I can’t speak to the EXACT thing the OP was hoping for in car battery monitoring, but I can fully support the gist of his overall complaint. There are plenty of things that car and other designers could build in to their products, which they don’t, only because they have their heads up their own kiesters.
I bought a thirty dollar plug-in reader device, to translate the meaning of the Check Engine light on my car. It's obvious that since the already built-in car computer "knows" what the check engine light means, putting something on the dash which straight up tells us what it means, would be very inexpensive. I suspect that they failed to do this on all cars yet, simply because they are stuck in some kind of past thought loop where the computers are just for mechanics to talk to.
I had an alternator failure last year. The car computer knew exactly what was going on, and could have told me straight up that the alternator was dead, so that I could have immediately gotten safely off the highway before the battery died.

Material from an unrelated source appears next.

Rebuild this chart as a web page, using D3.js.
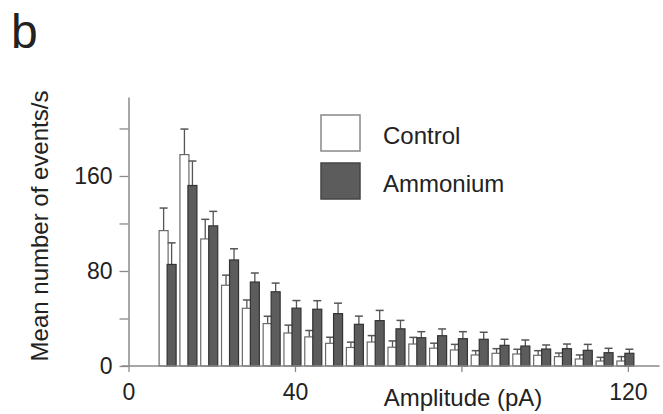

But no, I had to deal with a pair of indicator lights which said NOTHING about the alternator, and which contradicted each other logically, but which I was able to Google and discover the correct answer. The car maker didn’t even bother to put the answer in the owners manual, saying cryptically instead, that said indicators going on at the same time meant that I “needed to have the car serviced soon.”
I know it was thick-headedness on their part, because I’ve seen plenty of the same thing first hand.
One favorite small example from long ago now, was a copier designer/maker I worked for, who had built a new machine that could use various sizes of paper in each drawer. They had adjustments on the trays, and buttons next to the trays which the user had to press, after putting the paper in, to tell the machine what size paper was in what tray. Then they made the computer in the machine smart enough to post an error saying “paper size not correct” on the front screen. Finally, they built sensors into the thing, so that as it fed the paper, it could detect the paper size as it moved out of the tray, so it could warn the customers that they’d pressed the wrong button.
The design team was so stuck in the thinking that everything had to be set manually by the customer, that they sold hundreds of thousands of the things, before anyone noticed that the buttons could have been done away with from the beginning. The machine didn’t HAVE to stop and tell the customer to press the other button. The machine knew already.